It is true that one of the biggest questions we get as a family who lives without school, is what about socialization? For the people who ask me that question I wonder if they have given any thought to the sort of socialization that happens within the walls of a school. First off, people are divided into groups based on their age alone. They are then required to spend 6-8 hours in close proximity, performing tasks they have no control over, for five days a week, for the vast majority of year. I know there is time in our history as a human race when this model was setting folks up for the sort of life that would see them working in a factory for years on end. But we don’t live in that time any longer and I am hard pressed to find a reason as to why my children need to have the sort of skill set that comes from having to survive under these conditions. I think what people are asking is how will your children learn to get along with others, function in the world, maintain friendships and in general be a contributing member to society. And the simple answer to that is because a life without school affords them to do those very things right from the get go.
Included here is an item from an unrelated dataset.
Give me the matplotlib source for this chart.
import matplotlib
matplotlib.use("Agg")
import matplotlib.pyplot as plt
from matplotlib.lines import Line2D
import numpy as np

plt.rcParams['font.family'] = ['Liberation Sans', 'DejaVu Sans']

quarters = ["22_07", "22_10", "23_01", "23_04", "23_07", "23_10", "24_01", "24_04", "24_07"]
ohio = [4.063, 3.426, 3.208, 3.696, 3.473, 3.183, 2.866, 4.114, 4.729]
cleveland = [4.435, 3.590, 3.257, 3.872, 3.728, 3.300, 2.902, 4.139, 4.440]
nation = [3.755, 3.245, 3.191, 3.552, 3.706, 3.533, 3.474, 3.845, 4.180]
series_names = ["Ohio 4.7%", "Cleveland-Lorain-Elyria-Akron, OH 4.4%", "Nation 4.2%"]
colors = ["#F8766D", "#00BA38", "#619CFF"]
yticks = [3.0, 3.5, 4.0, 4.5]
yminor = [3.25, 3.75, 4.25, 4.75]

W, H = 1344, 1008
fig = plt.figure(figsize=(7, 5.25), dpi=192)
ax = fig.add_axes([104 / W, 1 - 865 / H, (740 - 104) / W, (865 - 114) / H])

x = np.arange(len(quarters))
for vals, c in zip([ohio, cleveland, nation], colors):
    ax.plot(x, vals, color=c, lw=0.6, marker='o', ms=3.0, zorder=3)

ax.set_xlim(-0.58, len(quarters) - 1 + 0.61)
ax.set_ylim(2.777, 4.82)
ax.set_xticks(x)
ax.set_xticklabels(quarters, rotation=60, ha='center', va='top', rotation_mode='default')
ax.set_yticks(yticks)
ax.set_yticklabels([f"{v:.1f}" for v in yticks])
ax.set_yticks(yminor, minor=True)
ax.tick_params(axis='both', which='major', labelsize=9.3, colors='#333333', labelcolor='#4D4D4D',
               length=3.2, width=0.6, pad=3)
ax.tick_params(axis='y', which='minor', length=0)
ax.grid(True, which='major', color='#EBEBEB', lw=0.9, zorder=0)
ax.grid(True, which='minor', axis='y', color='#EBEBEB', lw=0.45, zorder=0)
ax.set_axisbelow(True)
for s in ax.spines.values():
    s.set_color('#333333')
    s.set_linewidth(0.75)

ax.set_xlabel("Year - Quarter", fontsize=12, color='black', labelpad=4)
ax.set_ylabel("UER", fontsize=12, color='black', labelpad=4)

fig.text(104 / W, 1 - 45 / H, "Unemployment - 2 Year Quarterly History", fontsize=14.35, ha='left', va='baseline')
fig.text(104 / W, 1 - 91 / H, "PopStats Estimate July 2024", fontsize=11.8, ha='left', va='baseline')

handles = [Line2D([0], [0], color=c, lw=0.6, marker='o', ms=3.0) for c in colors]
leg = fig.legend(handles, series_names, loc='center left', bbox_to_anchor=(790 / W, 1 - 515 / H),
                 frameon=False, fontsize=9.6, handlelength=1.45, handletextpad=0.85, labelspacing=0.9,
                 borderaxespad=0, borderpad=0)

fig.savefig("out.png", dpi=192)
A more detailed breakdown of that looks like this. Because we are living a life without school we have had a freedom to travel on a schedule that doesn’t have to conform to anything other than our needs. As well, we have sought out relationships with others based on mutual interests and in the majority of the cases because they too are living a life with out school. This means that my boys have friendships spread out across two countries, varied in age, mixed in gender and based on mutual interests or the sort of connection that comes when you find those kindred spirits in the world. Which is evidence that my children are quite versed at making and maintaining friendships. In fact, they are super skilled at maintaining friendships because they have to go out of their way to do so. They do not have everyday in person access to their friends. They often have to sit in a car and drive for hours on end to show up for their friends. They have to go long periods of time without seeing their friends. And still they choose to remain connected to one another, to support one another and to show up for one another.
Recently, a friend of ours, was looking for a seat mate at an upcoming play. We are way to far to actually show up. However, my oldest son, who has always had a strong connection with this friend couldn’t help but respond. In a way that showed he cares. So here’s a look at this two sharing a laugh across the distance.
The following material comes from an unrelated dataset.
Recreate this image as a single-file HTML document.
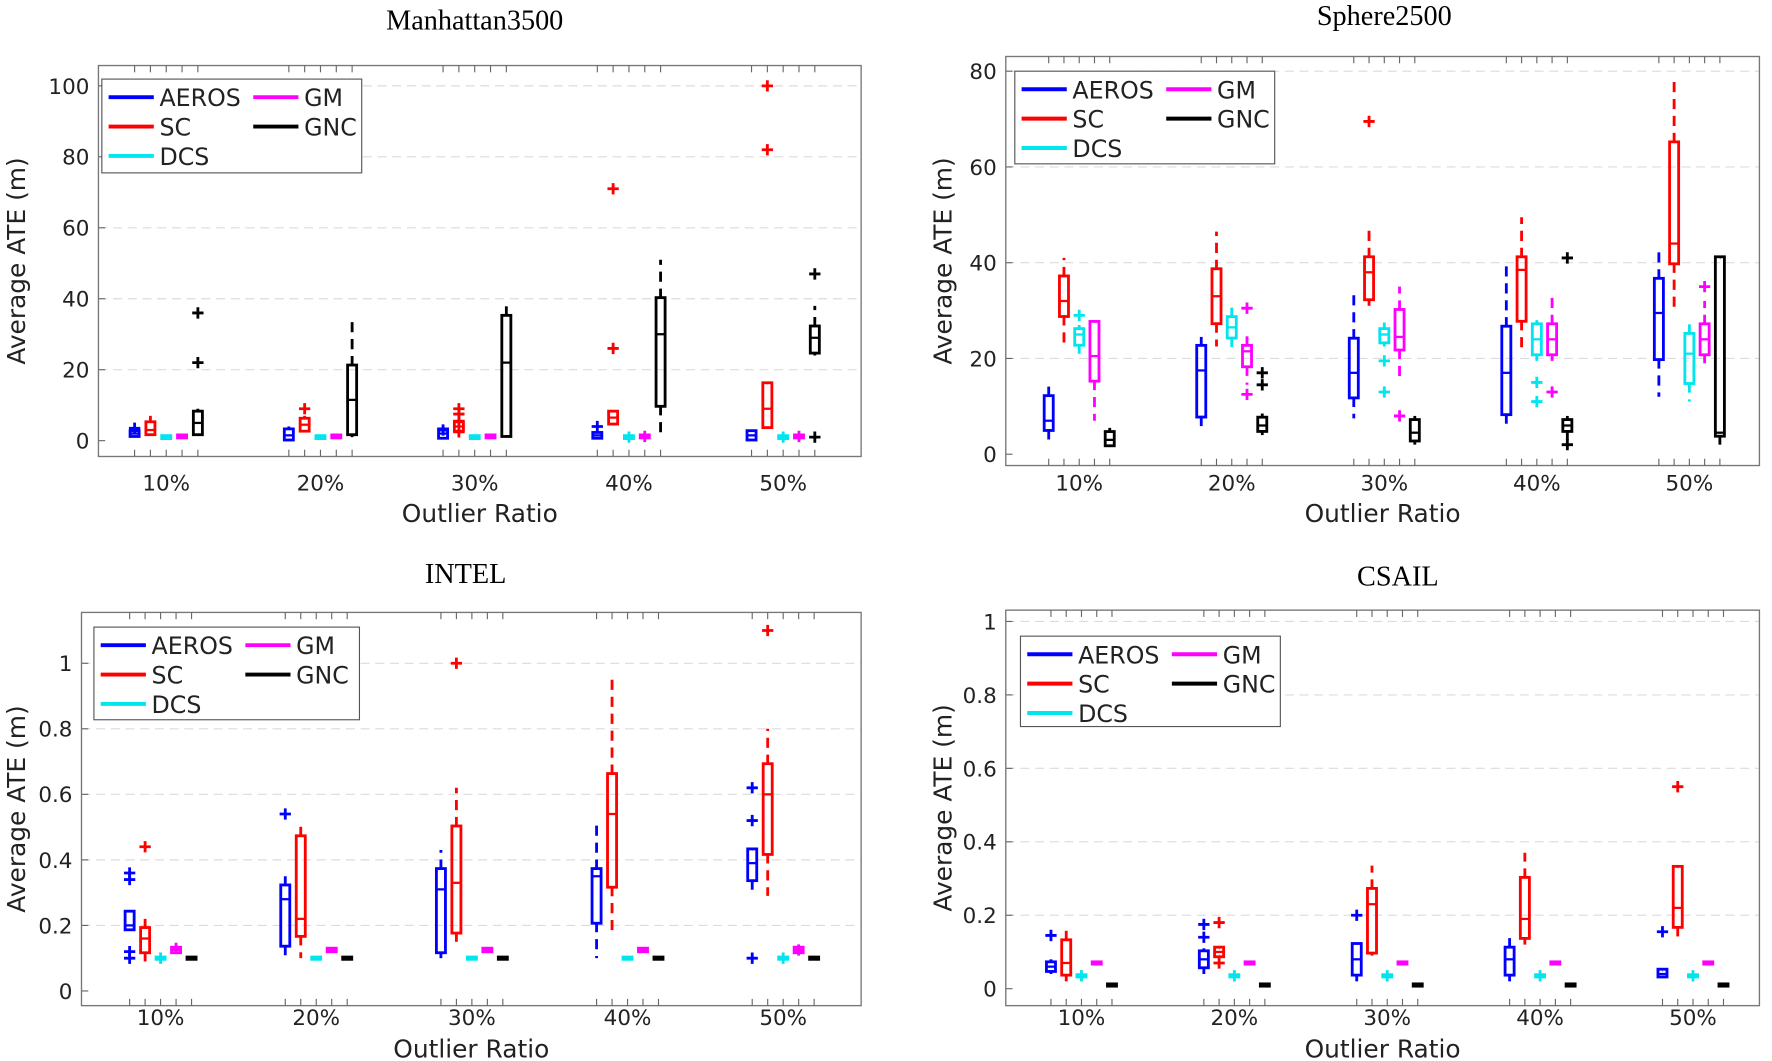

Another of the strong reasons we live in community is because we get the chance to truly enter into other people’s lives and see how they live. When I was growing up I really thought that everyone lived the same way as I did. I remember having my mind blown in college as I met and visited friends and saw there was a different way of running a household. It sounds silly, as I write it out but it was a truth that I remember blowing my mind when I first moved out of the house as a young adult. When we travel we quite often stay with our friends. Or at least jump right into the middle of their lives, spending countless hours in each others space and getting a real sense of how others live. My boys can tell you which states have the best water and who has the coolest system for filtering it. They know that their friends houses have different smells (in a GOOD way) and can be heard say “hey this smells like Noah’s house.” They have the chance to see that coupled adults have different ways of sharing household tasks and the list goes on and on. Basically, they are coming away from all of this with a sense that being in the world doesn’t look the same for each person but in fact is tailored to meet the needs of the individuals sharing the space. We with out fail come home from each road trip with something to add to our own home based on what we learned from our friends.
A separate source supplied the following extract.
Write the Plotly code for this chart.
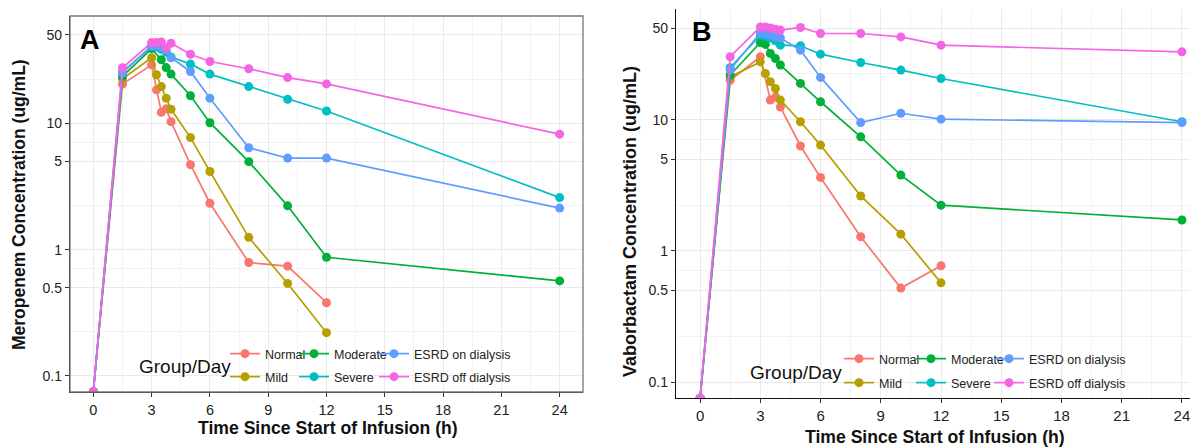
import plotly.graph_objects as go

# ---------------- data ----------------
TIME_H = [0, 1.5, 3, 3.25, 3.5, 3.75, 4, 5, 6, 8, 10, 12, 24]
BLQ = 0.075  # pre-dose (below limit, drawn at panel floor)

GROUPS = ["Normal", "Mild", "Moderate", "Severe", "ESRD on dialysis", "ESRD off dialysis"]
COLORS = ["#F8766D", "#B79F00", "#00B038", "#00BFC4", "#619CFF", "#F564E3"]

# Panel A: Meropenem (ug/mL)
MERO_NORMAL = [BLQ, 20.4, 29.0, 18.4, 12.2, 13.0, 10.3, 4.7, 2.33, 0.79, 0.74, 0.38, None]
MERO_MILD = [BLQ, 22.5, 33.0, 24.2, 19.5, 15.8, 12.9, 7.7, 4.15, 1.25, 0.54, 0.22, None]
MERO_MODERATE = [BLQ, 23.5, 39.0, None, 31.8, 27.6, 24.5, 16.5, 10.1, 4.97, 2.22, 0.87, 0.565]
MERO_SEVERE = [BLQ, 25.5, 40.5, 40.0, 38.5, 36.5, 33.5, 29.4, 24.5, 19.5, 15.5, 12.5, 2.58]
MERO_ESRD_ON = [BLQ, 25.0, 41.0, 41.0, 40.0, 38.0, 33.0, 25.7, 15.8, 6.4, 5.3, 5.3, 2.13]
MERO_ESRD_OFF = [BLQ, 27.5, 43.5, 43.5, 44.0, 39.5, 43.0, 35.2, 30.8, 27.0, 23.0, 20.5, 8.2]

# Panel B: Vaborbactam (ug/mL)
VABOR_NORMAL = [BLQ, 20.0, 30.2, None, 14.1, 14.8, 12.5, 6.3, 3.63, 1.28, 0.52, 0.77, None]
VABOR_MILD = [BLQ, 21.2, 27.6, 22.5, 19.5, 17.3, 14.1, 9.64, 6.4, 2.62, 1.34, 0.57, None]
VABOR_MODERATE = [BLQ, 21.9, 38.8, 37.5, 32.0, 29.3, 26.1, 18.9, 13.7, 7.4, 3.78, 2.23, 1.72]
VABOR_SEVERE = [BLQ, 24.9, 44.1, 43.0, 42.0, 40.0, 37.0, 36.6, 31.6, 27.3, 23.9, 20.6, 9.64]
VABOR_ESRD_ON = [BLQ, 24.0, 46.0, 45.0, 44.0, 43.0, 42.0, 33.9, 21.0, 9.5, 11.2, 10.1, 9.5]
VABOR_ESRD_OFF = [BLQ, 30.2, 51.0, 51.0, 50.0, 49.0, 48.2, 50.5, 45.4, 45.4, 42.8, 37.0, 32.9]

MERO = [MERO_NORMAL, MERO_MILD, MERO_MODERATE, MERO_SEVERE, MERO_ESRD_ON, MERO_ESRD_OFF]
VABOR = [VABOR_NORMAL, VABOR_MILD, VABOR_MODERATE, VABOR_SEVERE, VABOR_ESRD_ON, VABOR_ESRD_OFF]

X_TICKS = [0, 3, 6, 9, 12, 15, 18, 21, 24]
Y_TICKS = [0.1, 0.5, 1, 5, 10, 50]
Y_TICK_TEXT = ["0.1", "0.5", "1", "5", "10", "50"]
Y_MINOR = [0.0224, 0.2236, 0.7071, 2.236, 7.071, 22.36, 70.7]
X_MINOR = [1.5, 4.5, 7.5, 10.5, 13.5, 16.5, 19.5, 22.5]

# ---------------- layout helpers ----------------
# the page body has an 8px margin, so the figure is drawn 8px in from the top-left
OFF = 8
W, H = 1198 - OFF, 447 - OFF
def px(x):
    return (x - OFF) / W
def py(y):
    return 1 - (y - OFF) / H

FONT = "Liberation Sans, Arial, sans-serif"

fig = go.Figure()

# legend slot positions (reference pixels, top-left of each legend entry)
LEG_A = [(225, 339), (225, 362), (294, 339), (294, 362), (374, 339), (374, 362)]
LEG_B = [(839, 344), (839, 368), (911, 344), (911, 368), (989, 344), (989, 368)]

for i, g in enumerate(GROUPS):
    fig.add_trace(go.Scatter(
        x=TIME_H, y=MERO[i], name=g, mode="lines+markers", connectgaps=True,
        line=dict(color=COLORS[i], width=1.7), marker=dict(color=COLORS[i], size=9),
        xaxis="x", yaxis="y", legend="legend" if i == 0 else f"legend{i+1}",
    ))
for i, g in enumerate(GROUPS):
    fig.add_trace(go.Scatter(
        x=TIME_H, y=VABOR[i], name=g, mode="lines+markers", connectgaps=True,
        line=dict(color=COLORS[i], width=1.7), marker=dict(color=COLORS[i], size=9),
        xaxis="x2", yaxis="y2", legend=f"legend{i+7}",
    ))

legends = {}
for i, (lx, ly) in enumerate(LEG_A + LEG_B):
    key = "legend" if i == 0 else f"legend{i+1}"
    legends[key] = dict(
        x=px(lx), y=py(ly), xanchor="left", yanchor="top",
        bgcolor="rgba(0,0,0,0)", borderwidth=0,
        font=dict(family=FONT, size=12.5, color="#222"),
        itemwidth=30, tracegroupgap=0,
    )

axis_common = dict(
    showgrid=True, gridcolor="#EAEAEA", gridwidth=1,
    showline=True, linecolor="#111", linewidth=1.3,
    ticks="outside", ticklen=4, tickcolor="#333", tickwidth=1,
    zeroline=False,
)

# Panel A (reference pixels): x 70..583, y 16..392
# Panel B: x 676..1198, y 9..398
xa = dict(axis_common, domain=[px(70), px(583)], range=[-1.2, 25.2],
          tickvals=X_TICKS, tickfont=dict(family=FONT, size=14.5, color="#222"),
          minor=dict(tickvals=X_MINOR, showgrid=True, gridcolor="#F3F3F3", ticks=""),
          anchor="y")
ya = dict(axis_common, type="log", domain=[py(392), py(16)], range=[-1.127, 1.849],
          tickvals=Y_TICKS, ticktext=Y_TICK_TEXT, tickfont=dict(family=FONT, size=14, color="#222"),
          minor=dict(tickvals=Y_MINOR, showgrid=True, gridcolor="#F3F3F3", ticks=""),
          anchor="x")
xb = dict(axis_common, domain=[px(676), 1.0], range=[-1.2, 24.8],
          tickvals=X_TICKS, tickfont=dict(family=FONT, size=15, color="#222"),
          minor=dict(tickvals=X_MINOR, showgrid=True, gridcolor="#F3F3F3", ticks=""),
          anchor="y2")
yb = dict(axis_common, type="log", domain=[py(398), py(9)], range=[-1.122, 1.844],
          tickvals=Y_TICKS, ticktext=Y_TICK_TEXT, tickfont=dict(family=FONT, size=14, color="#222"),
          minor=dict(tickvals=Y_MINOR, showgrid=True, gridcolor="#F3F3F3", ticks=""),
          anchor="x2")

annotations = [
    dict(text="<b>A</b>", x=px(78), y=py(40), xref="paper", yref="paper", xanchor="left",
         yanchor="middle", showarrow=False, font=dict(family=FONT, size=27, color="#000")),
    dict(text="<b>B</b>", x=px(690), y=py(32), xref="paper", yref="paper", xanchor="left",
         yanchor="middle", showarrow=False, font=dict(family=FONT, size=27, color="#000")),
    dict(text="<b>Time Since Start of Infusion (h)</b>", x=px(328), y=py(428), xref="paper",
         yref="paper", xanchor="center", yanchor="middle", showarrow=False,
         font=dict(family=FONT, size=17.6, color="#111")),
    dict(text="<b>Time Since Start of Infusion (h)</b>", x=px(935), y=py(437), xref="paper",
         yref="paper", xanchor="center", yanchor="middle", showarrow=False,
         font=dict(family=FONT, size=17.6, color="#111")),
    dict(text="<b>Meropenem Concentration (ug/mL)</b>", x=px(19), y=py(205), xref="paper",
         yref="paper", xanchor="center", yanchor="middle", showarrow=False, textangle=-90,
         font=dict(family=FONT, size=17.5, color="#111")),
    dict(text="<b>Vaborbactam Concentration (ug/mL)</b>", x=px(630), y=py(222), xref="paper",
         yref="paper", xanchor="center", yanchor="middle", showarrow=False, textangle=-90,
         font=dict(family=FONT, size=18, color="#111")),
    dict(text="Group/Day", x=px(137), y=py(366), xref="paper", yref="paper", xanchor="left",
         yanchor="middle", showarrow=False, font=dict(family=FONT, size=19, color="#111")),
    dict(text="Group/Day", x=px(748), y=py(372), xref="paper", yref="paper", xanchor="left",
         yanchor="middle", showarrow=False, font=dict(family=FONT, size=19, color="#111")),
]

shapes = [
    dict(type="rect", xref="x domain", yref="y domain", x0=0, x1=1, y0=0, y1=1,
         line=dict(color="#777", width=1.3), layer="above"),
]

fig.update_layout(
    width=W, height=H, margin=dict(l=0, r=0, t=0, b=0),
    paper_bgcolor="white", plot_bgcolor="white",
    xaxis=xa, yaxis=ya, xaxis2=xb, yaxis2=yb,
    annotations=annotations, shapes=shapes,
    showlegend=True,
    **legends,
)

fig.write_html("out.html")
I touched on this a bit above however to expand, we live in community so we all have the chance to make friendships with people of all ages. It gives me great peace of mind to know there are other adults in the world who have a genuine interest in my children’s well being. And I don’t mean in the way that happens a lot in the mainstream world where adults will report back to me if my child misbehaves. I mean that my child has other confidants in the world who have taken the time to know their hears and as a result want to support them in the world. Even if it mean keeping a few things to themselves because my child has turned to them instead of me for some advice, as much as I want to be everything for my children the truth of the matter is no one person can be everything for another. So instead I build that village around my children for the chance for them to find all that they need. Plus I get so have some of my favorite relationships with the young people that my children are befriending. Which adds countless gifts to my own life.
Because my children have deep and connected friendships they also choose regularly to contribute to the well being of their friends. To drive for miles and miles to see them perform on stage, to pick up the Skype call after a heated moment to work through the conflict, to listen when they are frustrated and to walk away when space is needed. Since we are living outside of school there is space for time to pass between relationships when stages and interests don’t align so that the friendships can stay in tact for a time when coming back to one another makes sense. From this my boys have also developed a keen sense of what they are looking for in relationships. Which is the sort of socialization I would want for them. They are not going to stick around if someone is being abusive. They are not going to be talked down to. They are not going to agree to be in a relationship that is not respectful of both parties. They know this now at the age of 11 and 13, me 43, still struggling to work this out sometimes.
So it is true that my children are not receiving an education in socialization as set up by a system built to turn out factory workers. They are getting right in to the nitty gritty of living in the uncertain world of endless opportunities alongside the folks they have gathered to witness and support them to the best of their ability. Which is why we choose to live in community.